Company's have always recognized the importance of straightforward "academic smarts" both through specific graduate recruitment programmes and more generally in the way they select and recruit people.

There is an opposing point of view though. Some psychologists have criticized the whole idea of IQ. They either claim it doesn't actually exist or that it is simply a measure of how good you are at doing IQ tests! Others claim that it is biased against certain groups OR that it doesn't predict work success (work "smarts" are not the same as "academic brilliance"). Some theorists have claimed its too narrow a concept; that "intelligence" is in fact a bundle of different attributes from understanding language and manipulating numbers to being able to get on with people. Different jobs require different sets of skills.

The provisional answer to "Do Smart People Make the Best Managers?" is NO! We all know very clever people who are not just bad managers but are socially totally ineffective; people who seem almost lopsided.

Yet intelligence as defined in IQ is important. IQ is often defined as being able to deal with increasingly complexity - and most managers do have to do that.

Intelligence seems to be a hurdle you have to jump over. You need a certain amount of intelligence to get into a management role. The more senior you get, the more different management jobs get and therefore the wider the variety of skills you'll need.

Think about the different combinations of personal attributes you may need for different management jobs.

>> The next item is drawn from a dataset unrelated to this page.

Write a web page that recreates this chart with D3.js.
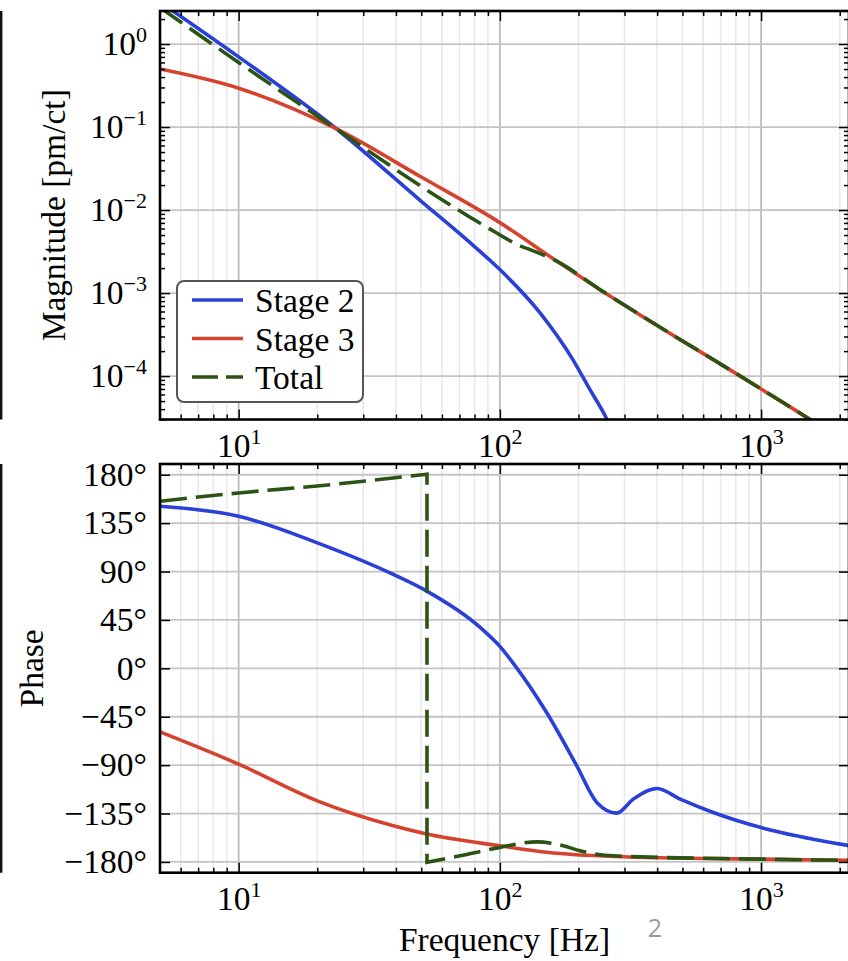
<!DOCTYPE html>
<html>
<head>
<meta charset="utf-8">
<script src="https://cdn.jsdelivr.net/npm/d3@7"></script>
<style>
  body { margin: 0; background: #fff; }
  svg { display: block; }
  text { font-family: "Liberation Serif", "DejaVu Serif", serif; }
</style>
</head>
<body>
<script>
// --- values ---
// magnitude [pm/ct]
let s2MagF = [5, 10, 23.4, 49.5, 79, 100, 142, 190, 221, 257, 290]
let s2Mag  = [3.2, 0.70, 0.098, 0.0131, 3.75e-3, 1.92e-3, 5.85e-4, 1.59e-4, 6.9e-5, 3.0e-5, 1.2e-5]
let s3MagF = [5, 10, 23.4, 50, 100, 166, 242, 1000, 1514, 2200]
let s3Mag  = [0.50, 0.294, 0.097, 0.025, 7.06e-3, 2.4e-3, 1.1e-3, 7.0e-5, 3.1e-5, 1.45e-5]
let totMagF = [5, 10, 23.4, 49.5, 59, 97.3, 119.5, 130.5, 165, 242, 1000, 1514, 2200]
let totMag  = [2.75, 0.60, 0.097, 0.0197, 0.0138, 5.3e-3, 3.7e-3, 3.34e-3, 2.42e-3, 1.1e-3, 7.0e-5, 3.1e-5, 1.45e-5]

// phase [deg]
let s2PhF = [5, 10, 20, 39.1, 52.5, 84, 100, 112.6, 151, 197, 235, 280, 324, 399, 490, 656, 1000, 1585, 2200]
let s2Ph  = [150.7, 141.4, 116.7, 87.3, 71.8, 38.1, 20.4, 4.6, -41.1, -90.7, -124.7, -134.6, -121.6, -111.7, -121.6, -134, -148, -158.8, -165]
let s3PhF = [5, 10, 20, 39.1, 52.5, 100, 151, 272, 1000, 2200]
let s3Ph  = [-59.1, -89.1, -123.2, -146.4, -154.1, -165, -171, -174.9, -177.4, -178.5]
// total phase wraps at ~52.6 Hz, so it is kept in two pieces
let totPhF_a = [5, 10, 20, 52.6]
let totPh_a  = [155.4, 163.1, 169.6, 180.5]
let totPhF_b = [52.6, 70.4, 100, 138.5, 175, 202.7, 272, 1000, 2200]
let totPh_b  = [-180.4, -174.3, -166.5, -161.3, -165, -169.7, -174.3, -177.4, -178.5]

let freqMajor = [10, 100, 1000]
let magMajor = [1e-4, 1e-3, 1e-2, 1e-1, 1]
let phaseTicks = [-180, -135, -90, -45, 0, 45, 90, 135, 180]
let seriesNames = ["Stage 2", "Stage 3", "Total"]

// --- look ---
let colors = { s2: "#2b40d6", s3: "#d5432f", tot: "#2b5414" }
let serif = "Liberation Serif, DejaVu Serif, serif"
let fs = 33.5
let W = 848, H = 961
let left = 160, right = 849

let svg = d3.select("body").append("svg")
    .attr("width", W)
    .attr("height", H)

let x = d3.scaleLog().domain([5, 2170]).range([left, right])
let yMag = d3.scaleLog().domain([3e-5, 2.5]).range([419.5, 11])
let yPh = d3.scaleLinear().domain([-190, 190]).range([872.7, 464])

let freqMinor = x.ticks().filter(d => !freqMajor.includes(d) && d > 5)
let magMinor = yMag.ticks().filter(d => !magMajor.some(m => Math.abs(m - d) / m < 1e-6))

function minus(v) { return v < 0 ? "\u2212" + (-v) : "" + v }

function powLabel(text) {
    text.each(function(d) {
        let e = Math.round(Math.log10(d))
        let t = d3.select(this).text("10")
        t.append("tspan").attr("dy", -13).attr("font-size", 22).text(minus(e))
    })
}

function axisStyle(g) {
    g.select(".domain").remove()
    g.attr("font-family", serif).attr("font-size", fs)
    g.selectAll(".tick line").attr("stroke", "#000").attr("stroke-width", 1.5)
    g.selectAll(".tick text").attr("fill", "#000")
}

function zip(f, v) { return f.map((d, i) => [d, v[i]]) }

function panel(id, y, yMajor, yMinor, yFormat, curves) {
    let [yb, yt] = y.range()
    let g = svg.append("g")

    // grid
    g.append("g").selectAll("line").data(freqMinor).join("line")
        .attr("x1", d => x(d)).attr("x2", d => x(d))
        .attr("y1", yt).attr("y2", yb)
        .attr("stroke", "#e9e9e9").attr("stroke-width", 1.6)
    g.append("g").selectAll("line").data(freqMajor).join("line")
        .attr("x1", d => x(d)).attr("x2", d => x(d))
        .attr("y1", yt).attr("y2", yb)
        .attr("stroke", "#bdbdbd").attr("stroke-width", 1.8)
    g.append("g").selectAll("line").data(yMajor).join("line")
        .attr("x1", left).attr("x2", right)
        .attr("y1", d => y(d)).attr("y2", d => y(d))
        .attr("stroke", "#c4c4c4").attr("stroke-width", 1.8)

    // curves
    svg.append("clipPath").attr("id", "clip" + id)
        .append("rect").attr("x", left).attr("y", yt).attr("width", right - left).attr("height", yb - yt)
    let cg = g.append("g").attr("clip-path", `url(#clip${id})`)
    curves.forEach(c => {
        cg.append("path")
            .attr("d", c.d)
            .attr("fill", "none")
            .attr("stroke", c.color)
            .attr("stroke-width", 3.6)
            .attr("stroke-dasharray", c.dash || null)
    })

    // ticks on all four sides
    g.append("g").attr("transform", `translate(0,${yb})`)
        .call(d3.axisBottom(x).tickValues(freqMajor).tickSizeInner(-10).tickSizeOuter(0).tickPadding(14))
        .call(axisStyle)
        .call(a => a.selectAll(".tick text").call(powLabel))
    g.append("g").attr("transform", `translate(0,${yb})`)
        .call(d3.axisBottom(x).tickValues(freqMinor).tickSizeInner(-5).tickSizeOuter(0).tickFormat(""))
        .call(axisStyle)
    g.append("g").attr("transform", `translate(0,${yt})`)
        .call(d3.axisTop(x).tickValues(freqMajor).tickSizeInner(-10).tickSizeOuter(0).tickFormat(""))
        .call(axisStyle)
    g.append("g").attr("transform", `translate(0,${yt})`)
        .call(d3.axisTop(x).tickValues(freqMinor).tickSizeInner(-5).tickSizeOuter(0).tickFormat(""))
        .call(axisStyle)

    let ly = g.append("g").attr("transform", `translate(${left},0)`)
        .call(d3.axisLeft(y).tickValues(yMajor).tickSizeInner(-10).tickSizeOuter(0).tickPadding(13).tickFormat(yFormat || (() => "")))
        .call(axisStyle)
    if (!yFormat) ly.selectAll(".tick text").call(powLabel)
    g.append("g").attr("transform", `translate(${right},0)`)
        .call(d3.axisRight(y).tickValues(yMajor).tickSizeInner(-10).tickSizeOuter(0).tickFormat(""))
        .call(axisStyle)
    if (yMinor.length) {
        g.append("g").attr("transform", `translate(${left},0)`)
            .call(d3.axisLeft(y).tickValues(yMinor).tickSizeInner(-5).tickSizeOuter(0).tickFormat(""))
            .call(axisStyle)
        g.append("g").attr("transform", `translate(${right},0)`)
            .call(d3.axisRight(y).tickValues(yMinor).tickSizeInner(-5).tickSizeOuter(0).tickFormat(""))
            .call(axisStyle)
    }

    // spines
    g.append("rect")
        .attr("x", left).attr("y", yt)
        .attr("width", right - left).attr("height", yb - yt)
        .attr("fill", "none").attr("stroke", "#000").attr("stroke-width", 2.6)

    // edge of the neighbouring figure, cut by the crop
    g.append("line")
        .attr("x1", 1.2).attr("x2", 1.2).attr("y1", yt).attr("y2", yb)
        .attr("stroke", "#111").attr("stroke-width", 2.4)
    return g
}

let lineMag = d3.line().x(d => x(d[0])).y(d => yMag(d[1])).curve(d3.curveMonotoneX)
let linePh = d3.line().x(d => x(d[0])).y(d => yPh(d[1])).curve(d3.curveMonotoneX)
let dash = "27,9"

let magPanel = panel("mag", yMag, magMajor, magMinor, null, [
    { d: lineMag(zip(s2MagF, s2Mag)), color: colors.s2 },
    { d: lineMag(zip(s3MagF, s3Mag)), color: colors.s3 },
    { d: lineMag(zip(totMagF, totMag)), color: colors.tot, dash: dash }
])

// the two pieces of the total phase joined by the vertical wrap line
let totPhPath = linePh(zip(totPhF_a, totPh_a)) + linePh(zip(totPhF_b, totPh_b)).replace(/^M/, "L")

let phPanel = panel("ph", yPh, phaseTicks, [], d => minus(d) + "\u00b0", [
    { d: linePh(zip(s2PhF, s2Ph)), color: colors.s2 },
    { d: linePh(zip(s3PhF, s3Ph)), color: colors.s3 },
    { d: totPhPath, color: colors.tot, dash: dash }
])

// legend
let lg = magPanel.append("g")
lg.append("rect")
    .attr("x", 177).attr("y", 281).attr("width", 186).attr("height", 121).attr("rx", 7)
    .attr("fill", "#fff").attr("stroke", "#555").attr("stroke-width", 2)
let legendColors = [colors.s2, colors.s3, colors.tot]
let legendDash = [null, null, "26,8"]
seriesNames.forEach((n, i) => {
    let ly = 300 + i * 38.5
    lg.append("line")
        .attr("x1", 192).attr("x2", 243).attr("y1", ly).attr("y2", ly)
        .attr("stroke", legendColors[i]).attr("stroke-width", 3.6)
        .attr("stroke-dasharray", legendDash[i])
    lg.append("text")
        .attr("x", 255).attr("y", ly + 12)
        .attr("font-family", serif)
        .attr("font-size", fs)
        .text(n)
})

// axis titles
svg.append("text")
    .attr("transform", `translate(65,${(11 + 419.5) / 2}) rotate(-90)`)
    .attr("text-anchor", "middle")
    .attr("font-family", serif)
    .attr("font-size", fs)
    .text("Magnitude [pm/ct]")
svg.append("text")
    .attr("transform", `translate(43,${(464 + 872.7) / 2}) rotate(-90)`)
    .attr("text-anchor", "middle")
    .attr("font-family", serif)
    .attr("font-size", fs)
    .text("Phase")
svg.append("text")
    .attr("x", (left + right) / 2).attr("y", 951)
    .attr("text-anchor", "middle")
    .attr("font-family", serif)
    .attr("font-size", fs)
    .text("Frequency [Hz]")

// page number from the slide
svg.append("text")
    .attr("x", 655).attr("y", 937)
    .attr("text-anchor", "middle")
    .style("font-family", "'Open Sans', 'DejaVu Sans', sans-serif")
    .attr("font-size", 25)
    .attr("fill", "#9b9b9b")
    .text("2")
</script>
</body>
</html>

Think about particularly changes in fast track graduate schemes. There is a collapse in confidence that degrees and other academic qualifications measure what they were measuring even 5 or 6 years ago: and the evidence is that this is in fact the case. Thus many graduate recruiters are doing ancillary measures of high level reasoning to check who are the real high fliers. But the real trick is not only to measure raw cognitive intelligence but those other attributes which may lead to success later on in careers.